We are not concerned here with a new item of tangible property produced by an existing item of tangible property, however. We are concerned with what appear (and which for present purposes we must assume) to be concepts for new and non-obvious devices and methods, and descriptions of ways to put them to into practice, all of which, so Dr Thaler maintains, have been generated autonomously by DABUS. There is no principled basis for applying the doctrine of accession in these circumstances. [Para. 88].
For these reasons and those given by the Court of Appeal, I am satisfied that the doctrine upon which Dr Thaler relies here, that of accession, does not, as a matter of law, operate to confer on him the property in or the right to apply for and obtain a patent for any technical development made by DABUS. [Para. 89].

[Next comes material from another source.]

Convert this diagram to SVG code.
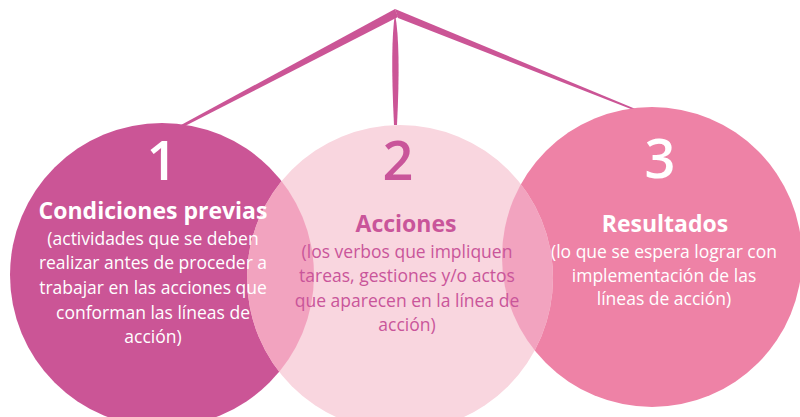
<svg xmlns="http://www.w3.org/2000/svg" width="800" height="417" viewBox="0 0 800 417">
<style>
.num{font-family:"Open Sans","Liberation Sans",sans-serif;font-weight:600;font-size:54px;text-anchor:middle}
.ttl{font-family:"Open Sans","Liberation Sans",sans-serif;font-weight:700;font-size:23px;text-anchor:middle}
.body{font-family:"Open Sans","Liberation Sans",sans-serif;font-size:17.5px;text-anchor:middle}
.w{fill:#ffffff}
.p{fill:#C9559A}
</style>
<defs>
<clipPath id="c2"><circle cx="400" cy="278" r="153"/></clipPath>
</defs>
<g id="connectors" fill="#CB5596">
<polygon points="395,9 398,17 185,126 181,125"/>
<polygon points="395,9 638,110 636,111 398,18"/>
<path d="M395,14 Q401,45 397,125 L394,125 Q390,45 395,14 Z"/>
</g>
<g id="node1">
<circle cx="162" cy="275" r="152" fill="#CB5596"/>
</g>
<g id="node3">
<circle cx="652" cy="257" r="150" fill="#EE82A6"/>
</g>
<g id="node2">
<circle cx="400" cy="278" r="153" fill="#F9D6DF"/>
<g clip-path="url(#c2)">
<circle cx="162" cy="275" r="152" fill="#F2A3BF"/>
<circle cx="652" cy="257" r="150" fill="#F2A3BF"/>
</g>
</g>
<g id="text1" class="w">
<text class="num" x="162" y="180">1</text>
<text class="ttl" x="153" y="219">Condiciones previas</text>
<text class="body" x="153" y="245">(actividades que se deben</text>
<text class="body" x="153" y="269">realizar antes de proceder a</text>
<text class="body" x="153" y="294">trabajar en las acciones que</text>
<text class="body" x="153" y="319">conforman las líneas de</text>
<text class="body" x="153" y="343">acción)</text>
</g>
<g id="text2" class="p">
<text class="num" x="398" y="180">2</text>
<text class="ttl" x="406" y="232">Acciones</text>
<text class="body" x="407" y="258">(los verbos que impliquen</text>
<text class="body" x="407" y="282">tareas, gestiones y/o actos</text>
<text class="body" x="407" y="307">que aparecen en la línea de</text>
<text class="body" x="407" y="331">acción)</text>
</g>
<g id="text3" class="w">
<text class="num" x="660" y="178">3</text>
<text class="ttl" x="665" y="232">Resultados</text>
<text class="body" x="664" y="258">(lo que se espera lograr con</text>
<text class="body" x="664" y="282">implementación de las</text>
<text class="body" x="664" y="305">líneas de acción)</text>
</g>
</svg>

Ultimately, the UKSC determined that the Act would need to be amended for Dr Thaler's case to succeed.



COMMENT

 

With respect to their Lordships, an AI is a form of intellectual property which in this case has produced further forms of intellectual property i.e. plans for inventions. It is not dissimilar to how a cow being tangible property can produce a calf, another form of tangible property.


As there Lordships correctly identified, there is no credible dispute that the natural owner of the calf is the owner of the mother cow that gave birth to the calf. However, this is not just because the Doctrine of Accession has long since enshrined it in law, but because its obvious to absolutely everyone whom understand what a cow is, what a calf is and how the cow produces the calf.


While it is probable that Parliament did not in 1977 envision near-sentient machines when it considered the meaning of an 'inventor' for the purposes of patents, insofar as the Doctrine of Accession is concerned; we suspect near-future generations will see this as a judgement stemming from donkeys rather than cows.